A Note on Development Under Risk in the Arab World, Part 4

The Construction and Destruction of Sovereignty

Ali Kadri

To what extent is the problem of unemployment in some countries of the Arab World an outcome of monetary policy that targets low rates of inflation with no regard to unemployment? To what extent is the problem of stagflation in some countries an outcome of the policy mix of raising short term interest rates while devaluing national currencies? To what extent has the adverse impact of a chronically high rate of unemployment aggravated the contraction triggered by an external shock (falling oil price), and thus created a debilitating path dependence?

The mechanisms that answer these questions are like irrigation valves channelling income flows between various nationally based working strata and internationally based financial interests. They are about who (which class) has enough power to get a higher share of income and how much. As the labour share from total income fell, in the Arab World, to the lowest global ranks—a result of the absence of politically organised labour, inflation, and wage compression—the steadying of the national currency against the dollar (pegged rate) channelled wealth not only up within the same society, but also abroad. Countries with balance of payments constraints are short-leashed by institutional lenders who can wreak havoc on nation states by simply delaying disbursements that support the national currency (if the national currency devalues, inflation rises and so on.). In a sense, this policy, like many other neoliberal measures, makes corruption legal. If corruption is defined as the diversion of public wealth to private use, the exchange rate and monetary policy under open capital account regimes, which was not only legal but also supported by major international financial institutions, is corruption writ large.

But to go back to our questions, the answer to all three problems may be drawn from any standard second-year macroeconomic textbook: a country cannot peg to the dollar under an open capital account and still maintain an independent monetary policy. However, it is not the effectiveness of monetary policy that comes first, it is the ownership of policy (or policy autonomy) emanating from the margin of state sovereignty. The sovereignty qua security of Arab states—in the sense of the region’s developmental capabilities, knowledge assets, human well-being, and freedoms—has become less substantiated. In times of war or war-like conditions, in the Arab World, the ultimate sovereignty comes from the inscription on the side of Louis XIV’s artillery: ultima ratio regum (the final argument of kings). The military balance of forces, in which imperialist intervention holds sway, has become the broker of sovereignty. Along with the ideological avalanche of neoliberalism, this explains much of the lost policy autonomy since 1980.

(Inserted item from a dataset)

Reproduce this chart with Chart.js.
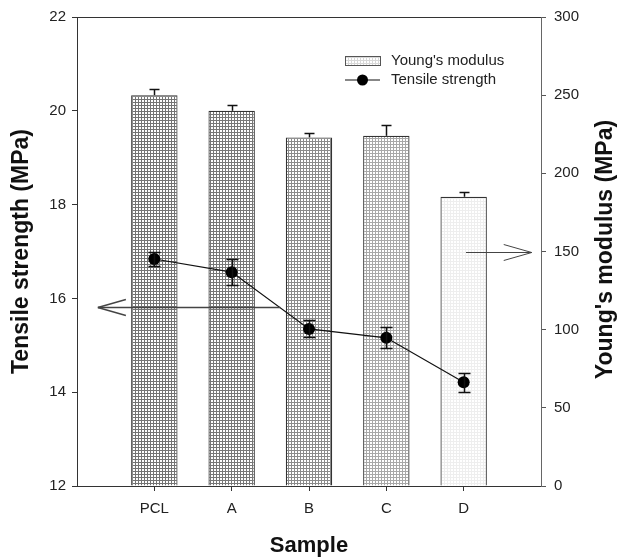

Regaining development means regaining policy autonomy under conditions of popular sovereignty. The positive relationship between policy space and positive developmental outcomes is so straightforward that, in spite of being so politically sensitive, it was addressed by the UN: “[T]he idea of policy space refers to the freedom and ability of governments to identify and pursue the most appropriate mix of economic and social policies to achieve equitable and sustainable development” (UN 2014). Yet, in the typical half-truth type positioning resulting from the UN’s subordination to the dominant imperialist power, it attributes loss of autonomy to “various legal obligations emerging from multilateral, regional and bilateral agreements” (UN 2014).

It appears that, in the UN’s view, the loss of state sovereignty is only a by-product of a universally democratic international law, in which agreements must be honoured as part of the gentlemanly code. In reality, for significant swaths of the Third World, violent forms of class power determine the scope of autonomy to a great degree. Class power is not the person or group in executive office, exercising individual agency; it is the full weight of history, ideology, and institutions into which Arabs and Africans are born.

The higher rate of value extraction and resource dislocation resulting from the violence of war has been overriding the covenants of international law and the Charter of the UN since 1945. Under hierarchical class structures, fusing together with finance and cutting across national boundaries, the consumption of humans and nature, often by brutal means, is the historical precursor to global economic growth. The Arabs and the Africans are not the “wretched of the earth” (to recall Fanon) by historical coincidence. They are so as a result of systemic imperialist assault. The order of causal determination, whose recognition is the litmus test of independent scholarship, begins with the dominant class’s aggression against the weakest spots in the developing world.